Items from a data source:
******************************
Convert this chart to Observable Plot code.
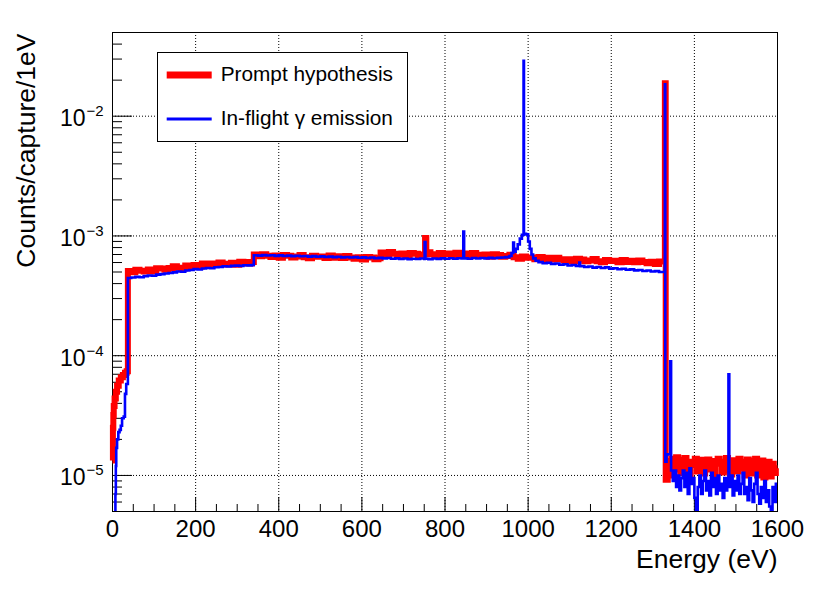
<!DOCTYPE html>
<html><head><meta charset="utf-8">
<script src="https://cdn.jsdelivr.net/npm/d3@7"></script>
<script src="https://cdn.jsdelivr.net/npm/@observablehq/plot@0.6"></script>
<style>
html,body{margin:0;padding:0;background:#fff;overflow:hidden}
#wrap{position:relative;width:830px;height:599px}
#legend{position:absolute;left:0;top:0;pointer-events:none}
</style></head>
<body><div id="wrap"></div>
<script>
// ---- data: [energy bin start (eV), counts/capture/1eV] ----
const redRise = [[0,1.33e-5],[1,2.5e-5],[2,3.2e-5],[3,3.8e-5],[5,4.4e-5],[8,5.0e-5],[11,5.6e-5],[15,6.2e-5],[20,6.6e-5],[25,6.9e-5],[30,7.2e-5],[34,7.4e-5]];
const redMain = [[37,5.10e-4],[45,4.98e-4],[55,5.22e-4],[65,5.11e-4],[75,5.05e-4],[85,5.24e-4],[95,5.06e-4],[105,5.37e-4],[115,5.35e-4],[125,5.23e-4],[135,5.39e-4],[145,5.59e-4],[155,5.42e-4],[165,5.35e-4],[175,5.67e-4],[185,5.60e-4],[195,5.71e-4],[205,5.57e-4],[215,5.88e-4],[225,5.68e-4],[235,5.89e-4],[245,5.74e-4],[255,6.00e-4],[265,5.86e-4],[275,5.77e-4],[285,5.98e-4],[295,5.76e-4],[305,6.09e-4],[315,6.06e-4],[325,5.90e-4],[335,6.05e-4],
[340,6.99e-4],[350,6.77e-4],[360,7.03e-4],[370,6.82e-4],[380,6.67e-4],[390,6.87e-4],[400,6.59e-4],[410,6.92e-4],[420,6.84e-4],[430,6.62e-4],[440,6.75e-4],[450,6.94e-4],[460,6.65e-4],[470,6.51e-4],[480,6.83e-4],[490,6.69e-4],[500,6.75e-4],[510,6.54e-4],[520,6.86e-4],[530,6.57e-4],[540,6.76e-4],[550,6.55e-4],[560,6.81e-4],[570,6.60e-4],[580,6.45e-4],[590,6.64e-4],[600,6.36e-4],[610,6.68e-4],[620,6.60e-4],[630,6.39e-4],[640,6.51e-4],
[645,7.29e-4],[655,7.07e-4],[665,7.33e-4],[675,7.11e-4],[685,6.95e-4],[695,7.15e-4],[705,6.85e-4],[715,7.19e-4],[725,7.10e-4],[735,6.88e-4],[745,7.00e-4],[752,9.6e-4],[755,7.31e-4],[765,7.02e-4],[775,6.87e-4],[785,7.21e-4],[795,7.06e-4],[805,7.12e-4],[815,6.90e-4],[825,7.24e-4],[835,6.95e-4],[845,7.15e-4],[855,6.93e-4],[865,7.19e-4],[875,6.96e-4],[885,6.80e-4],[895,6.99e-4],[905,6.69e-4],[915,7.02e-4],[925,6.93e-4],[935,6.69e-4],[945,6.79e-4],[955,6.95e-4],[965,6.63e-4],[975,6.45e-4],[985,6.74e-4],[995,6.58e-4],
[1005,6.62e-4],[1015,6.39e-4],[1025,6.68e-4],[1035,6.40e-4],[1045,6.57e-4],[1055,6.36e-4],[1065,6.59e-4],[1075,6.38e-4],[1085,6.23e-4],[1095,6.40e-4],[1105,6.14e-4],[1115,6.44e-4],[1125,6.35e-4],[1135,6.14e-4],[1145,6.25e-4],[1155,6.43e-4],[1165,6.16e-4],[1175,6.02e-4],[1185,6.31e-4],[1195,6.18e-4],[1205,6.22e-4],[1215,6.03e-4],[1225,6.31e-4],[1235,6.06e-4],[1245,6.22e-4],[1255,6.03e-4],[1265,6.25e-4],[1275,6.06e-4],[1285,5.92e-4],[1295,6.09e-4],[1305,5.84e-4],[1315,6.13e-4]];
const redPeak = [[1329,1.88e-2]];
const redTail = [[1331,9.2e-6],[1336,1.0e-5],[1341,1.32e-5],[1346,1.38e-5],[1351,1.12e-5],[1356,1.42e-5],[1361,1.25e-5],[1366,1.05e-5],[1371,1.35e-5],[1376,1.4e-5],[1381,1.15e-5],[1386,1.02e-5],[1391,1.3e-5],[1396,1.22e-5],[1401,1.38e-5],[1406,1.08e-5],[1411,1.18e-5],[1416,1.35e-5],[1421,1.04e-5],[1426,1.28e-5],[1431,1.36e-5],[1436,1.12e-5],[1441,1.32e-5],[1446,1.0e-5],[1451,1.25e-5],[1456,1.38e-5],[1461,1.3e-5],[1466,1.06e-5],[1471,1.2e-5],[1476,1.4e-5],[1481,1.1e-5],[1486,1.02e-5],[1491,1.34e-5],[1496,1.26e-5],[1501,1.08e-5],[1506,1.38e-5],[1511,1.15e-5],[1516,1.3e-5],[1521,1.0e-5],[1526,1.36e-5],[1531,1.24e-5],[1536,1.04e-5],[1541,1.32e-5],[1546,1.38e-5],[1551,1.0e-5],[1556,1.2e-5],[1561,1.33e-5],[1566,9.6e-6],[1571,1.1e-5],[1576,1.3e-5],[1581,9.8e-6],[1586,1.25e-5],[1591,1.05e-5],[1596,1.15e-5],[1600,1.15e-5]];

const blueRise = [[0,1e-6],[7,7e-6],[8,1.2e-5],[9,1.7e-5],[11,2.0e-5],[14,2.3e-5],[17,2.4e-5],[20,2.6e-5],[23,3.0e-5],[27,3.1e-5],[30,4.8e-5],[33,5.8e-5]];
const blueMain = [[37,4.45e-4],[45,4.50e-4],[55,4.55e-4],[65,4.52e-4],[75,4.62e-4],[85,4.68e-4],[95,4.65e-4],[105,4.75e-4],[115,4.80e-4],[125,4.86e-4],[135,4.90e-4],[145,4.96e-4],[155,5.05e-4],[165,5.02e-4],[175,5.15e-4],[185,5.20e-4],[195,5.28e-4],[205,5.25e-4],[215,5.35e-4],[225,5.40e-4],[235,5.38e-4],[245,5.48e-4],[255,5.50e-4],[265,5.58e-4],[275,5.55e-4],[285,5.62e-4],[295,5.65e-4],[305,5.62e-4],[315,5.70e-4],[325,5.68e-4],[335,5.72e-4],
[340,6.90e-4],[350,6.85e-4],[360,6.92e-4],[370,6.86e-4],[380,6.90e-4],[390,6.82e-4],[400,6.88e-4],[410,6.80e-4],[420,6.85e-4],[430,6.78e-4],[440,6.84e-4],[450,6.76e-4],[460,6.80e-4],[470,6.72e-4],[480,6.78e-4],[490,6.70e-4],[500,6.75e-4],[510,6.68e-4],[520,6.72e-4],[530,6.65e-4],[540,6.70e-4],[550,6.62e-4],[560,6.68e-4],[570,6.60e-4],[580,6.65e-4],[590,6.58e-4],[600,6.62e-4],[610,6.55e-4],[620,6.60e-4],[630,6.52e-4],[640,6.56e-4],[650,6.50e-4],[660,6.54e-4],[670,6.46e-4],[680,6.50e-4],[690,6.44e-4],[700,6.48e-4],[710,6.40e-4],[720,6.46e-4],[730,6.42e-4],[740,6.48e-4],[750,6.42e-4],[751,8.9e-4],[753,6.45e-4],[760,6.40e-4],[770,6.48e-4],[780,6.44e-4],[790,6.50e-4],[800,6.45e-4],[810,6.52e-4],[820,6.46e-4],[830,6.52e-4],[840,6.48e-4],[844,1.09e-3],[846,6.50e-4],[855,6.46e-4],[865,6.54e-4],[875,6.48e-4],[885,6.55e-4],[895,6.50e-4],[905,6.56e-4],[915,6.52e-4],[925,6.58e-4],[935,6.60e-4],[945,6.65e-4],[955,6.80e-4],[960,7.20e-4],[964,8.8e-4],[966,7.40e-4],[970,7.80e-4],[975,8.50e-4],[980,9.50e-4],[985,1.02e-3],[989,2.90e-2],[990,1.04e-3],[995,1.03e-3],[1000,9.0e-4],[1004,7.8e-4],[1008,7.0e-4],[1012,6.5e-4],[1018,6.2e-4],
[1025,6.05e-4],[1035,5.92e-4],[1045,5.98e-4],[1055,5.84e-4],[1065,5.88e-4],[1075,5.74e-4],[1085,5.80e-4],[1095,5.66e-4],[1105,5.72e-4],[1115,5.62e-4],[1123,6.0e-4],[1125,5.60e-4],[1135,5.50e-4],[1145,5.56e-4],[1155,5.44e-4],[1165,5.50e-4],[1175,5.40e-4],[1185,5.46e-4],[1195,5.34e-4],[1205,5.38e-4],[1215,5.27e-4],[1225,5.32e-4],[1235,5.22e-4],[1245,5.26e-4],[1255,5.16e-4],[1265,5.20e-4],[1275,5.10e-4],[1285,5.14e-4],[1295,5.05e-4],[1305,5.08e-4],[1315,5.00e-4]];
const bluePeak = [[1329,1.85e-2]];
const blueTail = [[1330,1.3e-5],[1333,1.5e-5],[1342,9.0e-5],[1344,1.1e-5],[1348,9.0e-6],[1352,1.1e-5],[1356,8.0e-6],[1360,1.0e-5],[1364,7.5e-6],[1368,9.5e-6],[1372,1.1e-5],[1376,8.0e-6],[1380,1.05e-5],[1384,7.0e-6],[1388,1.15e-5],[1392,8.5e-6],[1396,9.5e-6],[1400,6.5e-6],[1404,5.0e-6],[1408,8.0e-6],[1412,1.0e-5],[1416,7.0e-6],[1420,9.0e-6],[1424,1.1e-5],[1428,7.5e-6],[1432,9.0e-6],[1436,6.8e-6],[1440,1.05e-5],[1444,8.0e-6],[1448,9.5e-6],[1452,7.0e-6],[1456,1.0e-5],[1460,7.5e-6],[1464,8.5e-6],[1468,6.5e-6],[1472,9.5e-6],[1476,7.5e-6],[1479,9.0e-6],[1482,7.0e-5],[1484,8.0e-6],[1488,1.0e-5],[1492,6.8e-6],[1496,9.0e-6],[1500,7.5e-6],[1504,1.0e-5],[1508,7.0e-6],[1512,8.5e-6],[1516,1.05e-5],[1520,7.0e-6],[1524,8.0e-6],[1528,6.2e-6],[1532,9.5e-6],[1536,7.5e-6],[1540,6.0e-6],[1544,8.5e-6],[1548,1.05e-5],[1552,7.0e-6],[1556,5.8e-6],[1560,8.0e-6],[1564,6.5e-6],[1568,9.0e-6],[1572,6.0e-6],[1576,7.5e-6],[1580,5.5e-6],[1584,3.0e-6],[1588,8.0e-6],[1592,6.0e-6],[1596,8.5e-6],[1600,8.5e-6]];

// ---- ticks & labels ----
const xMajor = [0,200,400,600,800,1000,1200,1400,1600];
const xGrid = [200,400,600,800,1000,1200,1400];
const xMinor = [50,100,150,250,300,350,450,500,550,650,700,750,850,900,950,1050,1100,1150,1250,1300,1350,1450,1500,1550];
const yDecades = [1e-5,1e-4,1e-3,1e-2];
const yExp = ["\u22125","\u22124","\u22123","\u22122"];
const yMinor = [6e-6,7e-6,8e-6,9e-6,2e-5,3e-5,4e-5,5e-5,6e-5,7e-5,8e-5,9e-5,2e-4,3e-4,4e-4,5e-4,6e-4,7e-4,8e-4,9e-4,2e-3,3e-3,4e-3,5e-3,6e-3,7e-3,8e-3,9e-3,2e-2,3e-2,4e-2];
const seriesNames = ["Prompt hypothesis","In-flight \u03b3 emission"];
const seriesColors = ["#ff0000","#0000ff"];
const xTitle = "Energy (eV)";
const yTitle = "Counts/capture/1eV";

const toRows = a => a.map(([e, v]) => ({e, v}));
const red = toRows([...redRise, ...redMain, ...redPeak, ...redTail]);
const blue = toRows([...blueRise, ...blueMain, ...bluePeak, ...blueTail]);

const FONT = "Liberation Sans, Arial, Helvetica, sans-serif";
const W = 830, H = 599, ML = 112, MR = 53, MT = 32, MB = 88;
const FW = W - ML - MR, FH = H - MT - MB;

const chart = Plot.plot({
  width: W, height: H,
  marginLeft: ML, marginRight: MR, marginTop: MT, marginBottom: MB,
  style: {fontFamily: FONT, background: "#fff", color: "#000"},
  x: {domain: [0, 1600], axis: null},
  y: {type: "log", domain: [5e-6, 0.05], axis: null},
  marks: [
    Plot.ruleX(xGrid, {x: d => d, stroke: "#000", strokeDasharray: "1,2", strokeWidth: 1}),
    Plot.ruleY(yDecades, {y: d => d, stroke: "#000", strokeDasharray: "1,2", strokeWidth: 1}),
    Plot.ruleX(xMajor, {x: d => d, insetTop: FH - 14, stroke: "#000"}),
    Plot.ruleX(xMinor, {x: d => d, insetTop: FH - 7, stroke: "#000"}),
    Plot.ruleY(yDecades, {y: d => d, insetRight: FW - 20, stroke: "#000"}),
    Plot.ruleY(yMinor, {y: d => d, insetRight: FW - 10, stroke: "#000"}),
    Plot.frame({stroke: "#000", strokeWidth: 1}),
    Plot.line(red, {x: "e", y: "v", curve: "step-after", stroke: seriesColors[0], strokeWidth: 6, strokeLinejoin: "miter", strokeMiterlimit: 10, strokeLinecap: "butt"}),
    Plot.line(blue, {x: "e", y: "v", curve: "step-after", stroke: seriesColors[1], strokeWidth: 2.6, strokeLinejoin: "miter", strokeMiterlimit: 10, strokeLinecap: "butt", clip: true}),
    Plot.text(xMajor, {x: d => d, frameAnchor: "bottom", text: d => String(d), lineAnchor: "bottom", textAnchor: "middle", dy: 25, fontSize: 24, fontFamily: FONT, fill: "#000"}),
    Plot.text(yDecades, {y: d => d, frameAnchor: "left", text: () => "10", lineAnchor: "bottom", textAnchor: "end", dx: -27, dy: 10, fontSize: 23, fontFamily: FONT, fill: "#000"}),
    Plot.text(yDecades, {y: d => d, frameAnchor: "left", text: (d, i) => yExp[i], lineAnchor: "bottom", textAnchor: "end", dx: -9, dy: 0, fontSize: 15, fontFamily: FONT, fill: "#000"}),
    Plot.text([xTitle], {frameAnchor: "bottom-right", text: d => d, lineAnchor: "bottom", textAnchor: "end", dy: 56, fontSize: 26.5, fontFamily: FONT, fill: "#000"}),
    Plot.text([yTitle], {frameAnchor: "top-left", text: d => d, rotate: -90, lineAnchor: "bottom", textAnchor: "end", dx: -77.5, dy: 1, fontSize: 26.5, fontFamily: FONT, fill: "#000"})
  ]
});
const wrap = document.getElementById("wrap");
wrap.appendChild(chart);

// ---- legend overlay ----
const leg = d3.select(wrap).append("svg").attr("id", "legend").attr("width", W).attr("height", H);
leg.append("rect").attr("x", 157.5).attr("y", 52.5).attr("width", 250).attr("height", 89)
  .attr("fill", "#fff").attr("stroke", "#000").attr("stroke-width", 1);
const rows = [{y: 75, w: 7}, {y: 119, w: 3}];
seriesNames.forEach((name, i) => {
  leg.append("line").attr("x1", 166.7).attr("x2", 211.7).attr("y1", rows[i].y).attr("y2", rows[i].y)
    .attr("stroke", seriesColors[i]).attr("stroke-width", rows[i].w);
  leg.append("text").attr("x", 220.7).attr("y", rows[i].y + 5.5).attr("font-family", FONT)
    .attr("font-size", 20.8).attr("fill", "#000").text(name);
});
</script></body></html>
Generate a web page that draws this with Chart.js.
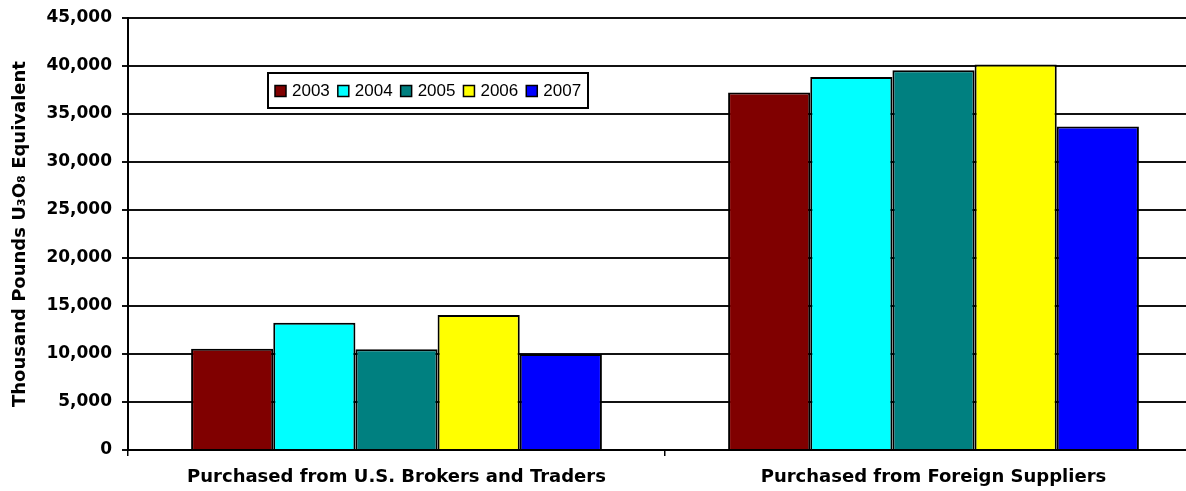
<!DOCTYPE html>
<html>
<head>
<meta charset="utf-8">
<script src="https://cdn.jsdelivr.net/npm/chart.js@4/dist/chart.umd.min.js"></script>
<style>
html,body{margin:0;padding:0;background:#fff;overflow:hidden;width:1186px;height:491px;}
#wrap{position:absolute;left:0;top:0;width:1210px;height:491px;}
</style>
</head>
<body>
<div id="wrap"><canvas id="c" width="1210" height="491"></canvas></div>
<script>
const categories = ["Purchased from U.S. Brokers and Traders", "Purchased from Foreign Suppliers"];
const years = ["2003", "2004", "2005", "2006", "2007"];
const values2003 = [10550, 37250];
const values2004 = [13250, 38850];
const values2005 = [10500, 39550];
const values2006 = [14050, 40150];
const values2007 = [10000, 33700];
const yTicks = [0, 5000, 10000, 15000, 20000, 25000, 30000, 35000, 40000, 45000];
const colors = ["#800000", "#00FFFF", "#008080", "#FFFF00", "#0000FF"];
const yTitle = "Thousand Pounds U\u2083O\u2088 Equivalent";

const seriesValues = [values2003, values2004, values2005, values2006, values2007];
const datasets = years.map((y, i) => ({
  label: y,
  data: seriesValues[i],
  backgroundColor: colors[i],
  borderColor: "#000",
  borderWidth: 2,
  borderSkipped: "bottom",
  categoryPercentage: 0.765,
  barPercentage: 1.0
}));

const boxLegend = {
  id: "boxLegend",
  afterDraw(chart) {
    const ctx = chart.ctx;
    const a = chart.chartArea;
    const left = a.left + 140, top = a.top + 55, w = 320, h = 35;
    ctx.save();
    ctx.fillStyle = "#fff";
    ctx.fillRect(left, top, w, h);
    ctx.strokeStyle = "#000";
    ctx.lineWidth = 2;
    ctx.strokeRect(left, top, w, h);
    ctx.font = "17px 'Liberation Sans', Arial, sans-serif";
    ctx.textBaseline = "middle";
    let x = left + 7;
    const cy = top + h / 2;
    chart.data.datasets.forEach(ds => {
      ctx.fillStyle = ds.backgroundColor;
      ctx.fillRect(x, cy - 5, 11, 11);
      ctx.lineWidth = 1.5;
      ctx.strokeStyle = "#000";
      ctx.strokeRect(x, cy - 5, 11, 11);
      ctx.fillStyle = "#000";
      ctx.fillText(ds.label, x + 17, cy + 1);
      x += 17 + ctx.measureText(ds.label).width + 8;
    });
    ctx.restore();
  }
};

new Chart(document.getElementById("c"), {
  type: "bar",
  data: { labels: categories, datasets },
  plugins: [boxLegend],
  options: {
    responsive: false,
    devicePixelRatio: 1,
    animation: false,
    layout: { padding: { left: 0, top: 18, right: 8, bottom: 0 } },
    plugins: { legend: { display: false }, tooltip: { enabled: false } },
    scales: {
      x: {
        grid: { offset: true, drawOnChartArea: false, drawTicks: true, tickLength: 6, color: "#000", lineWidth: 1.5 },
        border: { color: "#000", width: 2 },
        ticks: { color: "#000", padding: 11, font: { family: "'DejaVu Sans', sans-serif", weight: "bold", size: 18 } },
        afterFit(s) { s.height = 41; }
      },
      y: {
        min: 0, max: 45000,
        afterBuildTicks(s) { s.ticks = yTicks.map(v => ({ value: v })); },
        ticks: {
          color: "#000", padding: 10,
          font: { family: "'DejaVu Sans', sans-serif", weight: "bold", size: 17 },
          callback: v => v.toLocaleString("en-US")
        },
        grid: { color: "#111", lineWidth: 2, tickLength: 6 },
        border: { color: "#000", width: 2 },
        title: {
          display: true, text: yTitle, color: "#000",
          font: { family: "'DejaVu Sans', sans-serif", weight: "bold", size: 18 },
          padding: { top: 10, bottom: 0 }
        },
        afterFit(s) { s.width = 128; s.paddingTop = 0; s.paddingBottom = 0; }
      }
    }
  }
});
</script>
</body>
</html>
******************************
◆ Task:
What is the number of lines in the records above that include the word "this"? Reply with that number and nothing more.

◆ Reply:
2